What time is it?

What time is it? December 16, 2014

What time is it? Good question. One of the side effects of my cerebral palsy is that I have trouble telling distances apart. One example of this is clocks with analog faces. The short hand is the hour. The long hand is…count by five…the minutes. But when I look at it, I can never tell. Fortunately for us, the time is now. The time is now to show up in opposition to anti-blackness, to the murder of black men, women and children. Black lives matter.

Here’s a question I get: “But, Theresa, don’t all lives matter?”

Excellent question, friend. (Sidenote: I need you not to bring this question to black people. They are busy feeling their own grief and healing, as they can, their own communities.) It is important for me to say very clearly and very often that black lives matter. An unarmed black person has been killed in this country approximately every two weeks for the past six months. This is not true of other groups and peoples of color in the same way. It is as though the fact that black lives matter has been reduced by the actual practice of a gun fatality decided in split seconds. They only sort of matter. Matter a little bit. No, no, no. Black lives matter. It is our duty to speak up and say the truth: black lives matter.

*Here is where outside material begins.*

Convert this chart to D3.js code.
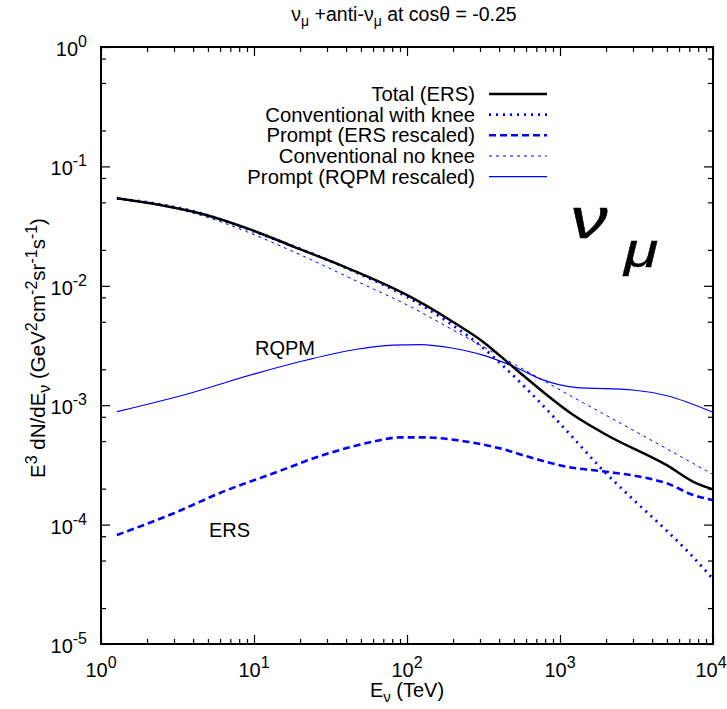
<!DOCTYPE html>
<html>
<head>
<meta charset="utf-8">
<script src="https://cdn.jsdelivr.net/npm/d3@7"></script>
<style>
  body { margin: 0; background: #fff; }
  svg { display: block; }
  text { font-family: "Liberation Sans", Arial, Helvetica, sans-serif; fill: #000; }
</style>
</head>
<body>
<svg id="chart" width="727" height="709"></svg>
<script>
// energies (TeV) and E^3 dN/dE values
var totalE   = [1.27, 2.43, 4.66, 9.42, 18.1, 42.4, 99.6, 191, 315, 521, 1222, 2018, 4980, 7820, 10000];
var totalV   = [0.0541, 0.0475, 0.0398, 0.0297, 0.0213, 0.0138, 0.00838, 0.00517, 0.00339, 0.00197, 8.28e-4, 5.63e-4, 3.15e-4, 2.21e-4, 1.97e-4];
var kneeE    = [1.27, 4.66, 9.42, 42.4, 99.6, 191, 315, 405, 606, 904, 1222, 1825, 3013, 4980, 7080, 9900];
var kneeV    = [0.0541, 0.040, 0.0293, 0.01365, 0.00809, 0.00485, 0.00302, 0.00226, 0.00137, 8.05e-4, 5.31e-4, 3.03e-4, 1.62e-4, 8.9e-5, 5.69e-5, 3.55e-5];
var noKneeE  = [1.27, 2.43, 4.66, 8.96, 18.1, 49.3, 100, 191, 521, 1106, 2018, 4980, 9900];
var noKneeV  = [0.0541, 0.0473, 0.0384, 0.0284, 0.0193, 0.0106, 0.00692, 0.0044, 0.00215, 0.00125, 8.18e-4, 4.32e-4, 2.65e-4];
var ersE     = [1.27, 2.97, 6.3, 13.4, 28.4, 60.2, 90, 128, 246, 405, 670, 1106, 2018, 3334, 4980, 7430, 9900];
var ersV     = [8.18e-5, 1.24e-4, 1.89e-4, 2.69e-4, 3.83e-4, 4.95e-4, 5.38e-4, 5.38e-4, 4.95e-4, 4.35e-4, 3.59e-4, 3.05e-4, 2.77e-4, 2.52e-4, 2.22e-4, 1.77e-4, 1.61e-4];
var rqpmE    = [1.27, 3.82, 10.4, 22.1, 46.9, 81, 122, 200, 314, 524, 774, 1253, 3000, 5000, 10000];
var rqpmV    = [8.83e-4, 1.26e-3, 1.85e-3, 2.39e-3, 2.94e-3, 3.19e-3, 3.22e-3, 3.0e-3, 2.63e-3, 2.05e-3, 1.63e-3, 1.41e-3, 1.34e-3, 1.20e-3, 8.72e-4];

var xMajor = [1, 10, 100, 1000, 10000];
var xExp   = ["0", "1", "2", "3", "4"];
var yMajor = [1, 0.1, 0.01, 0.001, 1e-4, 1e-5];
var yExp   = ["0", "-1", "-2", "-3", "-4", "-5"];

var legendNames = ["Total (ERS)", "Conventional with knee", "Prompt (ERS rescaled)", "Conventional no knee", "Prompt (RQPM rescaled)"];

const plotLeft = 101, plotRight = 713, plotTop = 47, plotBottom = 644;
var svg = d3.select("#chart");

var x = d3.scaleLog().domain([1, 1e4]).range([plotLeft, plotRight]);
var y = d3.scaleLog().domain([1e-5, 1]).range([plotBottom, plotTop]);

// minor ticks
var xMinor = [];
for (var p = 0; p < 4; p++) {
    for (var m = 2; m <= 9; m++) xMinor.push(m * Math.pow(10, p));
}
var yMinor = [];
for (var q = -5; q < 0; q++) {
    [2, 5, 8].forEach(function(m) { yMinor.push(m * Math.pow(10, q)); });
}

function drawAxis(axis, tx, ty) {
    var g = svg.append("g")
        .attr("transform", "translate(" + tx + "," + ty + ")")
        .call(axis);
    g.select(".domain").remove();
    g.selectAll(".tick line").attr("stroke", "#000").attr("stroke-width", 1.2);
    return g;
}
drawAxis(d3.axisBottom(x).tickValues(xMajor).tickSize(-9).tickFormat(""), 0, plotBottom);
drawAxis(d3.axisBottom(x).tickValues(xMinor).tickSize(-5).tickFormat(""), 0, plotBottom);
drawAxis(d3.axisTop(x).tickValues(xMajor).tickSize(-9).tickFormat(""), 0, plotTop);
drawAxis(d3.axisTop(x).tickValues(xMinor).tickSize(-5).tickFormat(""), 0, plotTop);
drawAxis(d3.axisLeft(y).tickValues(yMajor).tickSize(-9).tickFormat(""), plotLeft, 0);
drawAxis(d3.axisLeft(y).tickValues(yMinor).tickSize(-5).tickFormat(""), plotLeft, 0);
drawAxis(d3.axisRight(y).tickValues(yMajor).tickSize(-9).tickFormat(""), plotRight, 0);
drawAxis(d3.axisRight(y).tickValues(yMinor).tickSize(-5).tickFormat(""), plotRight, 0);

// frame
svg.append("rect")
    .attr("x", plotLeft).attr("y", plotTop)
    .attr("width", plotRight - plotLeft).attr("height", plotBottom - plotTop)
    .attr("fill", "none").attr("stroke", "#000").attr("stroke-width", 2);

// tick labels with superscript exponents
xMajor.forEach(function(v, i) {
    var t = svg.append("text")
        .attr("x", Math.min(x(v), 711)).attr("y", 677)
        .attr("text-anchor", "middle")
        .attr("font-size", 20);
    t.append("tspan").text("10");
    t.append("tspan").attr("font-size", 16).attr("dy", -9).text(xExp[i]);
});
yMajor.forEach(function(v, i) {
    var t = svg.append("text")
        .attr("x", 87).attr("y", y(v) + 9)
        .attr("text-anchor", "end")
        .attr("font-size", 20);
    t.append("tspan").text("10");
    t.append("tspan").attr("font-size", 16).attr("dy", -9).text(yExp[i]);
});

// title
var title = svg.append("text")
    .attr("x", 404).attr("y", 21)
    .attr("text-anchor", "middle")
    .attr("font-size", 19.5);
title.append("tspan").text("\u03bd");
title.append("tspan").attr("font-size", 14).attr("dy", 5).text("\u03bc");
title.append("tspan").attr("dy", -5).text(" +anti-\u03bd");
title.append("tspan").attr("font-size", 14).attr("dy", 5).text("\u03bc");
title.append("tspan").attr("dy", -5).text(" at cos\u03b8 = -0.25");

// x label
var xl = svg.append("text")
    .attr("x", 407).attr("y", 697)
    .attr("text-anchor", "middle")
    .attr("font-size", 20);
xl.append("tspan").text("E");
xl.append("tspan").attr("font-size", 15).attr("dy", 5).text("\u03bd");
xl.append("tspan").attr("dy", -5).text(" (TeV)");

// y label
var yl = svg.append("text")
    .attr("transform", "translate(45,348) rotate(-90)")
    .attr("text-anchor", "middle")
    .attr("font-size", 20.5);
yl.append("tspan").text("E");
yl.append("tspan").attr("font-size", 16).attr("dy", -8).text("3");
yl.append("tspan").attr("dy", 8).text(" dN/dE");
yl.append("tspan").attr("font-size", 16).attr("dy", 5).text("\u03bd");
yl.append("tspan").attr("dy", -5).text(" (GeV");
yl.append("tspan").attr("font-size", 16).attr("dy", -8).text("2");
yl.append("tspan").attr("dy", 8).text("cm");
yl.append("tspan").attr("font-size", 16).attr("dy", -8).text("-2");
yl.append("tspan").attr("dy", 8).text("sr");
yl.append("tspan").attr("font-size", 16).attr("dy", -8).text("-1");
yl.append("tspan").attr("dy", 8).text("s");
yl.append("tspan").attr("font-size", 16).attr("dy", -8).text("-1");
yl.append("tspan").attr("dy", 8).text(")");

// curves
var styles = [
    { e: totalE,  v: totalV,  color: "#000",    width: 2.5, dash: null },
    { e: kneeE,   v: kneeV,   color: "#0000ff", width: 2.8, dash: "2,5" },
    { e: ersE,    v: ersV,    color: "#0000ff", width: 2.6, dash: "7,4" },
    { e: noKneeE, v: noKneeV, color: "#0000ff", width: 1,   dash: "3,4" },
    { e: rqpmE,   v: rqpmV,   color: "#0000ff", width: 1.2, dash: null }
];
var line = d3.line()
    .x(function(d) { return x(d[0]); })
    .y(function(d) { return y(d[1]); })
    .curve(d3.curveMonotoneX);

var plot = svg.append("g");
// draw thin ones first, black on top
[4, 3, 2, 1, 0].forEach(function(i) {
    var s = styles[i];
    plot.append("path")
        .datum(d3.zip(s.e, s.v))
        .attr("d", line)
        .attr("fill", "none")
        .attr("stroke", s.color)
        .attr("stroke-width", s.width)
        .attr("stroke-dasharray", s.dash);
});

// legend
var rows = [94, 114.6, 135.3, 156, 176.6];
legendNames.forEach(function(name, i) {
    var s = styles[i];
    svg.append("text")
        .attr("x", 475).attr("y", rows[i] + 7)
        .attr("text-anchor", "end")
        .attr("font-size", 20.3)
        .text(name);
    svg.append("line")
        .attr("x1", 489).attr("x2", 547)
        .attr("y1", rows[i]).attr("y2", rows[i])
        .attr("stroke", s.color)
        .attr("stroke-width", s.width)
        .attr("stroke-dasharray", s.dash);
});

// curve labels
svg.append("text").attr("x", 255).attr("y", 355).attr("font-size", 20).text("RQPM");
svg.append("text").attr("x", 209).attr("y", 537).attr("font-size", 20).text("ERS");

// big nu_mu symbol, stretched a little to look like the TeX italic
svg.append("text")
    .attr("transform", "translate(570,238) scale(1.3,1)")
    .attr("font-family", "'Liberation Serif', 'DejaVu Serif', serif")
    .attr("font-style", "italic")
    .attr("font-size", 58)
    .attr("stroke", "#000").attr("stroke-width", 0.5)
    .text("\u03bd");
svg.append("text")
    .attr("transform", "translate(624,267) scale(1.3,1)")
    .attr("font-family", "'Liberation Serif', 'DejaVu Serif', serif")
    .attr("font-style", "italic")
    .attr("font-size", 48)
    .attr("stroke", "#000").attr("stroke-width", 0.4)
    .text("\u03bc");
</script>
</body>
</html>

Recently, someone responded to my assertion that black lives matter with the idea that they thought I was just saying that because it was timely. It may be, but when people take to the streets and organize ways to assert that black lives matter, it is my opportunity to add my voice of witness. I can’t think that the criticism that it is timely participation has the potential to disempower me too much. It is an opportunity to examine my own participation in a racist system and to ask people around me to examine theirs.

It’s time for you to think and talk about racism in all it’s forms, including structural racism.

On an individual level, most people have dealt with racism and know how to avoid racist actions. It’s time for us to look at the structures that keep white power and culture intact. Unitarian Universalism must, at some point, do the work of liberating itself. What are the policies that keep whiteness intact? Here are a few examples, of which my friend Elizabeth offers the first two:

  • Requiring that a person have skill with and use Robert’s Rule of Order in order to have a chance to speak or to be taken seriously.
  • No childcare or food at the meetings. These would not be for fun and their social purposes, but for expediency.
  • Requiring job applicants to check a box that says, “Yes” or “No” about whether or not they have been convicted of a crime. Banning the practice of checking that box would allow all people to have a chance for a call back.

clockIf we want whiteness to be dismantled we have to think and talk about the almost unseen way that things are governed by policy.

Fighting racism, especially on a structural level isn’t about being nicer or seeing more peoples of specific colors in our organizations.

It’s about reckoning with the ways that the way organizations reinforce that white people are the people who hold power and others, peoples of color, may participate with them at the discretion or accommodation of those in power. What would happen if we came together across cultures and colors, conscious of how power works with the explicit goal of hearing from a spectrum of voices, not just the in-group and conscious of finding ways to make representative decisions for everyone involved? How would that look different from how power is distributed and reinforced now?

I’m willing to leave this question open-ended and unanswered. It requires of you to ask yourself how you fit into the structure of racism. How do you benefit from it, if you do? How can you transform it? It’s time for us to ask ourselves these questions and engage in a, “free and responsible search for truth and meaning.” The time is now.